Recall that the Fifth Circuit rejected claims for attorneys' fees in the companion case out of San Antonio just last spring.

The case started when Texas re-drew its congressional and state legislative districts after the 2010 census. Texas sought preclearance in the D.C. District, while opponents of the new maps filed their own Section 2 claim in the Western District of Texas (the San Antonio case).

Because the preclearance suit was not resolved in time for the 2012 primaries and general election, the San Antonio court imposed interim maps. The D.C. district court then denied preclearance (to all three maps--congressional, and both state house maps), and Texas appealed to the Supreme Court. Meanwhile, the Texas legislature adopted maps largely mirroring the San Antonio court's maps, and an intervenor moved the Supreme Court to dismiss the appeal as moot.

The Supreme Court then issued Shelby County, striking the VRA's Section 4, the coverage formula, but preserving Section 5's preclearance requirement (although it had (and has) no effect without Section 4's coverage formula).

One day later, Governor Perry signed the legislature's plans into law.

The Supreme Court then vacated the D.C. district court's order denying preclearance and "remanded for further consideration in light of Shelby County v. Holder * * * and the suggestion of mootness" of one of the intervenor groups.

The district court dismissed the case, concluding that Texas's "claims were mooted by Shelby County and the adoption of superseding redistricting plans."

The internors filed for attorneys' fees, arguing that they were "prevailing parties," because the original district court denied preclearance and Texas re-drew its maps. Texas filed a three-page "Advisory" declaring that it was the prevailing party based on Shelby County and that it wouldn't respond to the intervenors' motions for attorneys' fees "unless directed to do so by the Court."

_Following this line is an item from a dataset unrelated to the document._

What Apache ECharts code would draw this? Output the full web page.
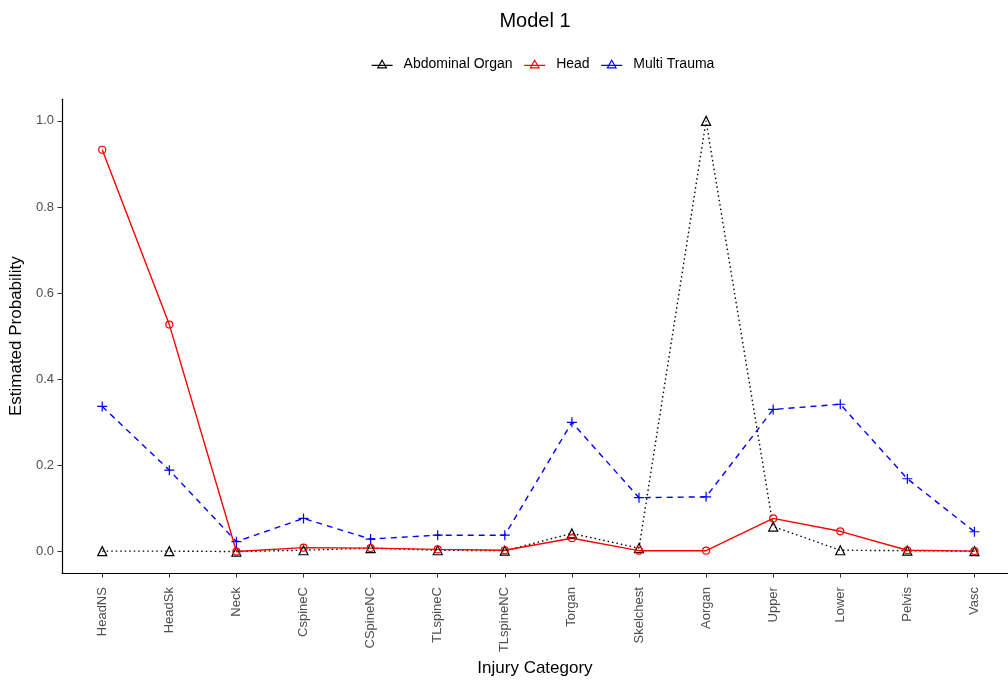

In short, the state said that Shelby County (a different case entirely, litigated by different parties, and involving issues (the constitutionality of the VRA, which was not at issue in the Texas preclearance case) alone meant that Texas prevailed in its preclearance case. But Texas did not respond to the intervenors' argument that Texas's repeal of its original maps, and the mootness it caused before the Supreme Court vacated the denial of preclearance, rendered them prevailing parties.

Texas's move was a gamble, especially in light of district rules saying that an opponent to a motion has to file an opposition and that the court could treat any argument not made as conceded. 

The district court rejected Texas's "Advisory" and ordered attorneys' fees. The D.C. Circuit today affirmed.

The D.C. Circuit held that Texas was wrong on its Shelby County claim--that Shelby County alone couldn't make Texas a prevailing party in its Section 5 case--and that under district rules Texas waived any argument that the intervenors didn't prevail by virtue of the district court's denial of preclearance and Texas altering its maps.

In other words, Texas's gamble in filing its "Advisory," and then again in not addressing the arguments in its opening brief on appeal, backfired.

The ruling upholds the district court's award of attorneys' fees to the Davis Intervenors ($466,680.36), the Gonzales Intervenors ($597,715.60) and the Texas State Conference of NAACP Branches ($32,374.05).